◆ What to produce ◆
Leave out all pictures. Return exactly the lines from the top of the material through the line containing "const BAR_W = 39;".

◆ Collected data ◆

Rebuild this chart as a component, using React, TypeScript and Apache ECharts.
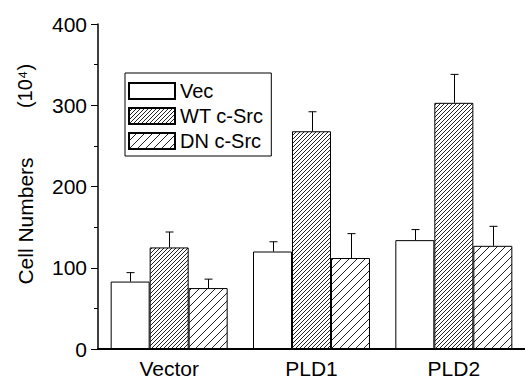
import React, { useEffect, useRef } from 'react';
import * as echarts from 'echarts';

const categories = ['Vector', 'PLD1', 'PLD2'];
const seriesNames = ['Vec', 'WT c-Src', 'DN c-Src'];
const vecValues = [83, 120, 134];
const vecErrors = [11, 12, 13];
const wtValues = [125, 268, 303];
const wtErrors = [19, 24, 35];
const dnValues = [75, 112, 127];
const dnErrors = [11, 30, 24];
const yMin = 0;
const yMax = 400;
const yInterval = 100;
const yTitle = 'Cell Numbers';
const yUnit = '(10⁴)';

const FONT = 'Liberation Sans, Arial, sans-serif';
const BAR_W = 39;

function hatch(size: number, lineWidth: number, color: string) {
  const c = document.createElement('canvas');
  c.width = size;
  c.height = size;
  const ctx = c.getContext('2d')!;
  ctx.fillStyle = '#fff';
  ctx.fillRect(0, 0, size, size);
  ctx.strokeStyle = color;
  ctx.lineWidth = lineWidth;
  ctx.beginPath();
  ctx.moveTo(0, size);
  ctx.lineTo(size, 0);
  ctx.moveTo(-size / 2, size / 2);
  ctx.lineTo(size / 2, -size / 2);
  ctx.moveTo(size / 2, size * 1.5);
  ctx.lineTo(size * 1.5, size / 2);
  ctx.stroke();
  return { image: c, repeat: 'repeat', imageWidth: size, imageHeight: size } as any;
}

export default function App() {
  const ref = useRef<HTMLDivElement>(null);
  useEffect(() => {
    if (!ref.current) return;
    const chart = echarts.init(ref.current, undefined, { renderer: 'svg' });
    const fills = ['#ffffff', hatch(4, 1, '#222'), hatch(8, 1, '#222')];
    const values = [vecValues, wtValues, dnValues];
    const errors = [vecErrors, wtErrors, dnErrors];

    const barSeries = seriesNames.map((name, s) => ({
      name,
      type: 'bar',
      data: values[s],
      barWidth: BAR_W,
      barGap: '0%',
      itemStyle: { color: fills[s], borderColor: '#000', borderWidth: 1 },
      z: 2,
    }));

    const errData: number[][] = [];
    values.forEach((vals, s) =>
      vals.forEach((v, ci) => errData.push([ci, v, errors[s][ci], s]))
    );

    const option: any = {
      animation: false,
      backgroundColor: '#fff',
      textStyle: { fontFamily: FONT },
      grid: { left: 98, right: -11, top: 24, bottom: 30, containLabel: false },
      legend: {
        data: seriesNames.map((n) => ({ name: n, icon: 'rect' })),
        orient: 'vertical',
        left: 125,
        top: 73,
        itemWidth: 46,
        itemHeight: 16,
        itemGap: 5,
        padding: [8, 8, 5, 3],
        borderColor: '#000',
        borderWidth: 1,
        backgroundColor: '#fff',
        selectedMode: false,
        textStyle: { fontSize: 20, color: '#000', fontFamily: FONT },
      },
      xAxis: {
        type: 'category',
        data: categories,
        axisLine: { lineStyle: { color: '#000', width: 2 } },
        axisTick: { alignWithLabel: true, length: 5, lineStyle: { color: '#000', width: 1 } },
        axisLabel: { fontSize: 21, color: '#000', margin: 9, fontFamily: FONT },
        splitLine: { show: false },
      },
      yAxis: {
        type: 'value',
        min: yMin,
        max: yMax,
        interval: yInterval,
        axisLine: { show: true, lineStyle: { color: '#000', width: 1.5 } },
        axisTick: { show: true, length: 7, lineStyle: { color: '#000', width: 1 } },
        minorTick: { show: true, splitNumber: 2, length: 4, lineStyle: { color: '#000', width: 1 } },
        axisLabel: { fontSize: 21, color: '#000', margin: 11, fontFamily: FONT },
        splitLine: { show: false },
      },
      graphic: [
        {
          type: 'text',
          x: 25,
          y: 221,
          rotation: Math.PI / 2,
          style: { text: yTitle, font: '21px Liberation Sans, Arial, sans-serif', fill: '#000', align: 'center', verticalAlign: 'middle' },
        },
        {
          type: 'text',
          x: 25,
          y: 86,
          rotation: Math.PI / 2,
          style: { text: yUnit, font: '20px Liberation Sans, Arial, sans-serif', fill: '#000', align: 'center', verticalAlign: 'middle' },
        },
      ],
      series: [
        ...barSeries,
        {
          type: 'custom',
          name: 'errors',
          data: errData,
          encode: { x: 0, y: 1 },
          z: 3,
          renderItem: (_params: any, api: any) => {
            const ci = api.value(0);
            const v = api.value(1);
            const e = api.value(2);
            const s = api.value(3);
            const base = api.coord([ci, v]);
            const top = api.coord([ci, v + e]);
            const x = Math.round(base[0] + (s - 1) * BAR_W) + 0.5;
            const st = { stroke: '#000', lineWidth: 1 };
            return {
              type: 'group',
              children: [
                { type: 'line', shape: { x1: x, y1: base[1], x2: x, y2: top[1] }, style: st },
                { type: 'line', shape: { x1: x - 4, y1: top[1], x2: x + 4, y2: top[1] }, style: st },
              ],
            };
          },
        },
      ],
    };
    chart.setOption(option);
    return () => chart.dispose();
  }, []);
  return (
    <div
      ref={ref}
      style={{ position: 'absolute', left: 0, top: 0, width: 525, height: 379 }}
    />
  );
}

◆ Worked answer ◆
Rebuild this chart as a component, using React, TypeScript and Apache ECharts.
import React, { useEffect, useRef } from 'react';
import * as echarts from 'echarts';

const categories = ['Vector', 'PLD1', 'PLD2'];
const seriesNames = ['Vec', 'WT c-Src', 'DN c-Src'];
const vecValues = [83, 120, 134];
const vecErrors = [11, 12, 13];
const wtValues = [125, 268, 303];
const wtErrors = [19, 24, 35];
const dnValues = [75, 112, 127];
const dnErrors = [11, 30, 24];
const yMin = 0;
const yMax = 400;
const yInterval = 100;
const yTitle = 'Cell Numbers';
const yUnit = '(10⁴)';

const FONT = 'Liberation Sans, Arial, sans-serif';
const BAR_W = 39;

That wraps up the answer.